▶ **INFORMATION PROVIDED**:
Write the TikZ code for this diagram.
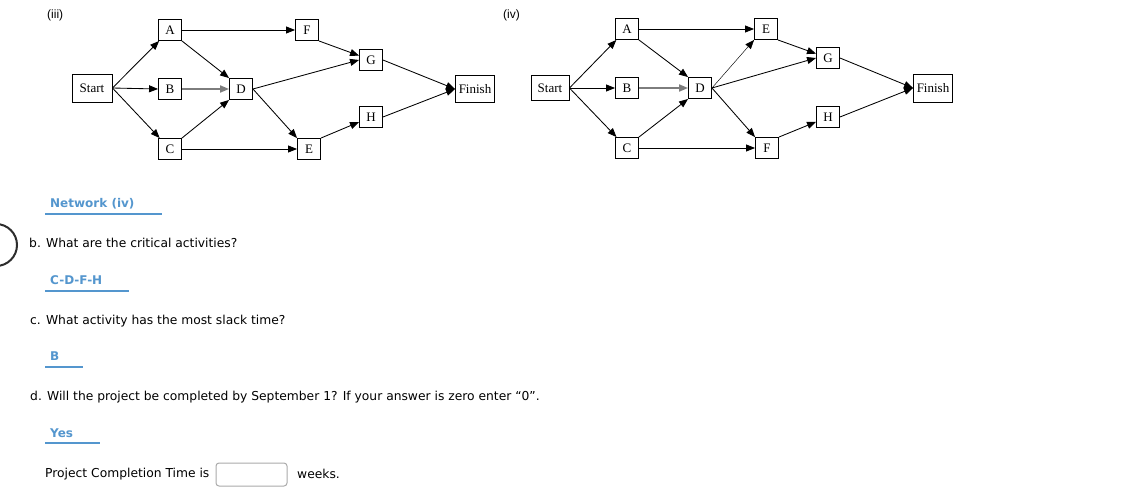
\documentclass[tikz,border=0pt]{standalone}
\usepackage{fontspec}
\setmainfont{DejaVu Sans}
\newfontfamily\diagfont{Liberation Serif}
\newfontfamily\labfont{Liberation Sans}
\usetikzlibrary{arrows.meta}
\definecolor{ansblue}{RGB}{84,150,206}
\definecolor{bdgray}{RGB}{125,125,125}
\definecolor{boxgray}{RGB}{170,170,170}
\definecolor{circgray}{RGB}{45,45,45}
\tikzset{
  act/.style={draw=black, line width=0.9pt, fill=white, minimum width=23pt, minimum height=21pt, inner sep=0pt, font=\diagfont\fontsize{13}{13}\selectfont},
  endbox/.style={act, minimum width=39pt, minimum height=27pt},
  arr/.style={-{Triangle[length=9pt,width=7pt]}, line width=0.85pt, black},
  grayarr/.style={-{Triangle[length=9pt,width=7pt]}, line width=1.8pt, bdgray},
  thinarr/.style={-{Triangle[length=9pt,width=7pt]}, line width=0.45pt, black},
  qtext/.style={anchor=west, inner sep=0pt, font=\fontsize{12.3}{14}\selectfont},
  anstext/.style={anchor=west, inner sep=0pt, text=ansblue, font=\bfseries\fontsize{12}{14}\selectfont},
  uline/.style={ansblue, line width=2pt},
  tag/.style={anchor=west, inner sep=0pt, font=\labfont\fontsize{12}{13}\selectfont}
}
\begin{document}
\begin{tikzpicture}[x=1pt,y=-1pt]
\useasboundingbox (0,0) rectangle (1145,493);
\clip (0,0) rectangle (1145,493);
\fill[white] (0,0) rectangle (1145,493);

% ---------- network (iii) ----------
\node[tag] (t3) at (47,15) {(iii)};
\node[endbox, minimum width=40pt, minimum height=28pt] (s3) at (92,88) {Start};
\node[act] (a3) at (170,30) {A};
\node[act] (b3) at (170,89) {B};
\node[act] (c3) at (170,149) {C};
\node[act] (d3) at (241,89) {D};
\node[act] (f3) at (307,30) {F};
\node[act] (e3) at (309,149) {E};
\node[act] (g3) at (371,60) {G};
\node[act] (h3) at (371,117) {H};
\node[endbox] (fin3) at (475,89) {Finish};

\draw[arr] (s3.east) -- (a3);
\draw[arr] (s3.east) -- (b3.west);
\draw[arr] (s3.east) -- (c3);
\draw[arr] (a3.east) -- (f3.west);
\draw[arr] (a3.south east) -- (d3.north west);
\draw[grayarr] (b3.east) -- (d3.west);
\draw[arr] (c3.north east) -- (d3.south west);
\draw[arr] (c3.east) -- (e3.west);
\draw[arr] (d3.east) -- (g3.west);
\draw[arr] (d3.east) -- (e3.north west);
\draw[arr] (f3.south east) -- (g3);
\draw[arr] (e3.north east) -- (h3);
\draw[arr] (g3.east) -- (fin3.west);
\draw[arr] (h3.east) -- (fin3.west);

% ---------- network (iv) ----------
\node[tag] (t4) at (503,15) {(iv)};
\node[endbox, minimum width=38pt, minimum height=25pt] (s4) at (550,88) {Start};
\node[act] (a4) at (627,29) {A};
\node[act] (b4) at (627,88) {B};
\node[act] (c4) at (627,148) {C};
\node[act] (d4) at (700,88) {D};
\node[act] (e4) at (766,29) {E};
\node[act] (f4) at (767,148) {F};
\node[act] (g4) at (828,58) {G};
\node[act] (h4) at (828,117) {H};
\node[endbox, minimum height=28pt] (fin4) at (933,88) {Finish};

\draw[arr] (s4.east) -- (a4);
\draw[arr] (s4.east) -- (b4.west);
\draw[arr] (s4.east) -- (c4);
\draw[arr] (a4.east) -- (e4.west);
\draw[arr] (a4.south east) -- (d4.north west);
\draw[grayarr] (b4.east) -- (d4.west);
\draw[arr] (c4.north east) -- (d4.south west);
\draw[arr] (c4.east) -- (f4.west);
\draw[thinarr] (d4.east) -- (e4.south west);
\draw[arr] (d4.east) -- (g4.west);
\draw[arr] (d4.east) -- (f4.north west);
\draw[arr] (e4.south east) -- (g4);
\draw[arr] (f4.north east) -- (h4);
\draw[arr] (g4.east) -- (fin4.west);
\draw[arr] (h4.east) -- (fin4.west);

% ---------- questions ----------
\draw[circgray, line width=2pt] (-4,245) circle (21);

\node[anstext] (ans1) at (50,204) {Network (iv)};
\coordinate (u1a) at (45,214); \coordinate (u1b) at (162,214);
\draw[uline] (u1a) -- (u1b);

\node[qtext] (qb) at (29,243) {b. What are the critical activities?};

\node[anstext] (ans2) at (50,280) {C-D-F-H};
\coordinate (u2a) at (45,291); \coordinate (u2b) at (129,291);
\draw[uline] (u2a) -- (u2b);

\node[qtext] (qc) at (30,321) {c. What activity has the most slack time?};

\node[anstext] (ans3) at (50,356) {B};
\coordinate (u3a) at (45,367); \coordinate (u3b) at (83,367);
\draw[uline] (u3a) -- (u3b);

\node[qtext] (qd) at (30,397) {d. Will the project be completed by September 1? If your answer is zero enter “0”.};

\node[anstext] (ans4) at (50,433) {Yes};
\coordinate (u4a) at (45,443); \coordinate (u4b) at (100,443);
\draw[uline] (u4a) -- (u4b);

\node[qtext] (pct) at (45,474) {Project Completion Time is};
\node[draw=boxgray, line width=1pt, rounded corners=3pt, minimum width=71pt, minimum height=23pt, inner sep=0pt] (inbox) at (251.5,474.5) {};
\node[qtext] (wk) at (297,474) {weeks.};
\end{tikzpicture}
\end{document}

▶ **WORK REQUIRED**:
All of the material above needs to be restated exactly, with no pictures.

▶ **SOLUTION TO THE EXERCISE**:
Write the TikZ code for this diagram.
\documentclass[tikz,border=0pt]{standalone}
\usepackage{fontspec}
\setmainfont{DejaVu Sans}
\newfontfamily\diagfont{Liberation Serif}
\newfontfamily\labfont{Liberation Sans}
\usetikzlibrary{arrows.meta}
\definecolor{ansblue}{RGB}{84,150,206}
\definecolor{bdgray}{RGB}{125,125,125}
\definecolor{boxgray}{RGB}{170,170,170}
\definecolor{circgray}{RGB}{45,45,45}
\tikzset{
  act/.style={draw=black, line width=0.9pt, fill=white, minimum width=23pt, minimum height=21pt, inner sep=0pt, font=\diagfont\fontsize{13}{13}\selectfont},
  endbox/.style={act, minimum width=39pt, minimum height=27pt},
  arr/.style={-{Triangle[length=9pt,width=7pt]}, line width=0.85pt, black},
  grayarr/.style={-{Triangle[length=9pt,width=7pt]}, line width=1.8pt, bdgray},
  thinarr/.style={-{Triangle[length=9pt,width=7pt]}, line width=0.45pt, black},
  qtext/.style={anchor=west, inner sep=0pt, font=\fontsize{12.3}{14}\selectfont},
  anstext/.style={anchor=west, inner sep=0pt, text=ansblue, font=\bfseries\fontsize{12}{14}\selectfont},
  uline/.style={ansblue, line width=2pt},
  tag/.style={anchor=west, inner sep=0pt, font=\labfont\fontsize{12}{13}\selectfont}
}
\begin{document}
\begin{tikzpicture}[x=1pt,y=-1pt]
\useasboundingbox (0,0) rectangle (1145,493);
\clip (0,0) rectangle (1145,493);
\fill[white] (0,0) rectangle (1145,493);

% ---------- network (iii) ----------
\node[tag] (t3) at (47,15) {(iii)};
\node[endbox, minimum width=40pt, minimum height=28pt] (s3) at (92,88) {Start};
\node[act] (a3) at (170,30) {A};
\node[act] (b3) at (170,89) {B};
\node[act] (c3) at (170,149) {C};
\node[act] (d3) at (241,89) {D};
\node[act] (f3) at (307,30) {F};
\node[act] (e3) at (309,149) {E};
\node[act] (g3) at (371,60) {G};
\node[act] (h3) at (371,117) {H};
\node[endbox] (fin3) at (475,89) {Finish};

\draw[arr] (s3.east) -- (a3);
\draw[arr] (s3.east) -- (b3.west);
\draw[arr] (s3.east) -- (c3);
\draw[arr] (a3.east) -- (f3.west);
\draw[arr] (a3.south east) -- (d3.north west);
\draw[grayarr] (b3.east) -- (d3.west);
\draw[arr] (c3.north east) -- (d3.south west);
\draw[arr] (c3.east) -- (e3.west);
\draw[arr] (d3.east) -- (g3.west);
\draw[arr] (d3.east) -- (e3.north west);
\draw[arr] (f3.south east) -- (g3);
\draw[arr] (e3.north east) -- (h3);
\draw[arr] (g3.east) -- (fin3.west);
\draw[arr] (h3.east) -- (fin3.west);

% ---------- network (iv) ----------
\node[tag] (t4) at (503,15) {(iv)};
\node[endbox, minimum width=38pt, minimum height=25pt] (s4) at (550,88) {Start};
\node[act] (a4) at (627,29) {A};
\node[act] (b4) at (627,88) {B};
\node[act] (c4) at (627,148) {C};
\node[act] (d4) at (700,88) {D};
\node[act] (e4) at (766,29) {E};
\node[act] (f4) at (767,148) {F};
\node[act] (g4) at (828,58) {G};
\node[act] (h4) at (828,117) {H};
\node[endbox, minimum height=28pt] (fin4) at (933,88) {Finish};

\draw[arr] (s4.east) -- (a4);
\draw[arr] (s4.east) -- (b4.west);
\draw[arr] (s4.east) -- (c4);
\draw[arr] (a4.east) -- (e4.west);
\draw[arr] (a4.south east) -- (d4.north west);
\draw[grayarr] (b4.east) -- (d4.west);
\draw[arr] (c4.north east) -- (d4.south west);
\draw[arr] (c4.east) -- (f4.west);
\draw[thinarr] (d4.east) -- (e4.south west);
\draw[arr] (d4.east) -- (g4.west);
\draw[arr] (d4.east) -- (f4.north west);
\draw[arr] (e4.south east) -- (g4);
\draw[arr] (f4.north east) -- (h4);
\draw[arr] (g4.east) -- (fin4.west);
\draw[arr] (h4.east) -- (fin4.west);

% ---------- questions ----------
\draw[circgray, line width=2pt] (-4,245) circle (21);

\node[anstext] (ans1) at (50,204) {Network (iv)};
\coordinate (u1a) at (45,214); \coordinate (u1b) at (162,214);
\draw[uline] (u1a) -- (u1b);

\node[qtext] (qb) at (29,243) {b. What are the critical activities?};

\node[anstext] (ans2) at (50,280) {C-D-F-H};
\coordinate (u2a) at (45,291); \coordinate (u2b) at (129,291);
\draw[uline] (u2a) -- (u2b);

\node[qtext] (qc) at (30,321) {c. What activity has the most slack time?};

\node[anstext] (ans3) at (50,356) {B};
\coordinate (u3a) at (45,367); \coordinate (u3b) at (83,367);
\draw[uline] (u3a) -- (u3b);

\node[qtext] (qd) at (30,397) {d. Will the project be completed by September 1? If your answer is zero enter “0”.};

\node[anstext] (ans4) at (50,433) {Yes};
\coordinate (u4a) at (45,443); \coordinate (u4b) at (100,443);
\draw[uline] (u4a) -- (u4b);

\node[qtext] (pct) at (45,474) {Project Completion Time is};
\node[draw=boxgray, line width=1pt, rounded corners=3pt, minimum width=71pt, minimum height=23pt, inner sep=0pt] (inbox) at (251.5,474.5) {};
\node[qtext] (wk) at (297,474) {weeks.};
\end{tikzpicture}
\end{document}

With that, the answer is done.